How “Video Selling” Is Ruining Edtech — And Why We Need to Do Better
In the last few years, the word edtech has lost a bit of its meaning.
What was supposed to be about cutting-edge platforms, intelligent tutoring systems, and personalized learning, edtech today—at least in India’s exam prep space—is too often reduced to one thing: a giant video library. The model is simple: record a course once, put it behind a paywall, and sell it to thousands of students. It's fast, it's scalable, and it's everywhere.
But let's be clear: this isn’t education technology. It’s just video selling wearing the edtech label. And it’s giving the whole industry a bad name.
The Coaching Model, Now in HD
What many companies are calling edtech is, in reality, just the traditional coaching model with a digital wrapper.
Take a typical competitive exam course. Lectures are recorded—often by a single “star” faculty—and uploaded as-is. These videos are resold year after year, often with minimal updates. The course might include a PDF or two, maybe a test series, but the core product is just video.
This model works financially because it’s built on scale. Once the content is recorded, it costs almost nothing to distribute. You can sell the same content to 10 students or 10,000 students without any extra effort. That’s great for business, but not necessarily for students.
And here's the harsh truth: most students don’t finish these courses. Many barely get through 5-10% of the lectures. They buy with hope, but drop off soon after—overwhelmed, disengaged, or unsupported.
What they were promised was guidance and clarity. What they got was a playlist.
Why It’s Not “Tech”
Despite being sold as part of an edtech revolution, these video-selling platforms aren’t using technology in any meaningful way. Let’s break it down:
No Interactivity: Students watch passively. There's no built-in mechanism to check if they’ve understood anything. No in-video quizzes, no problem-solving steps, no active recall.

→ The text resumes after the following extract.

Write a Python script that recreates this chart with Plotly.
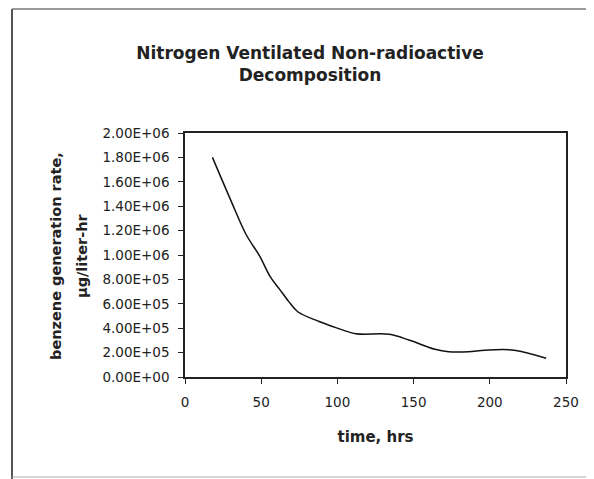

No Personalization: Everyone gets the same content in the same order. A first-time aspirant and a repeater with a strong foundation are treated identically. There’s no adaptation to skill level, pace, or learning gaps.
No AI Assistance: For all the hype around AI, most of these platforms use none. No smart nudges, no automated feedback, no personalized doubt resolution. The only intelligence is human—and it's one-directional.
No Gamified Learning: No progress tracking, no incentives for consistency, no visual cues to encourage a learning habit. Learning is hard; these systems make it boring, not better.
No Community: The most powerful motivator in learning—peer support—is missing. There’s no safe space to ask doubts, discuss concepts, or share strategies. You’re on your own.
The Human Cost
This model is not just ineffective—it’s demoralizing. Students sign up with dreams and end up feeling lost. Many blame themselves for not being “disciplined enough,” not realizing the system was never designed to support them in the first place.
And when enough students feel that way, they stop trusting not just one platform, but the entire idea of edtech. That’s the real damage: the erosion of faith in something that actually could be transformative if done right.
The Real Tech Is Still Waiting
True edtech isn’t about content delivery. It’s about content engagement. It's about making learning more accessible, more personalized, and more effective than what traditional coaching could offer.
That requires technology—real technology. Not just a video player, but systems that:
- Adapt to a learner’s pace and weak spots.
- Use AI to provide targeted help and feedback.
- Create learning loops through quizzes, reflections, and challenges.
- Build real-time communities for collaboration and doubt-solving.
- Make learning a dynamic experience, not a static broadcast.
These are not small features. They’re engineering problems. Product problems. Design problems. And solving them requires a kind of team that too many edtech companies lack: technical talent.
Edtech Needs Engineers, Not Just YouTubers
Here’s the elephant in the room: the current wave of edtech is being driven by creators, not builders. Many companies are led by popular YouTubers or ex-coaching faculty who made the jump to online. They understand content and audience well, but often underestimate what it takes to build lasting, scalable tech.
This model prioritizes personal branding over platform innovation. The “product” becomes the person, not the system. That may work for selling videos—but it doesn’t work for building an ecosystem that actually helps students learn.
If edtech is to evolve, it needs more engineers, designers, researchers, and product thinkers—not just influencers with a mic. It needs people who understand learning science, data architecture, user experience, and platform thinking.
The future of edtech won’t be built in front of a camera. It’ll be built behind a keyboard.
At Redpapr, We Think It’s Time to Flip the Script
We started Redpapr not to sell content, but to solve learning. We believe in using tech the way it was meant to be used:
- To guide, not just deliver.
- To understand where students are stuck and help them through.
- To make preparation feel less like a grind and more like a game you can win.
- To use AI, data, design, and engineering to build something better than coaching—not just a digital version of it.
Yes, great content still matters. But content alone isn’t enough. What matters more is how it’s delivered, how it’s used, and how it helps the student move forward.
If edtech wants to live up to its name, it’s time we stop selling videos—and start building technology.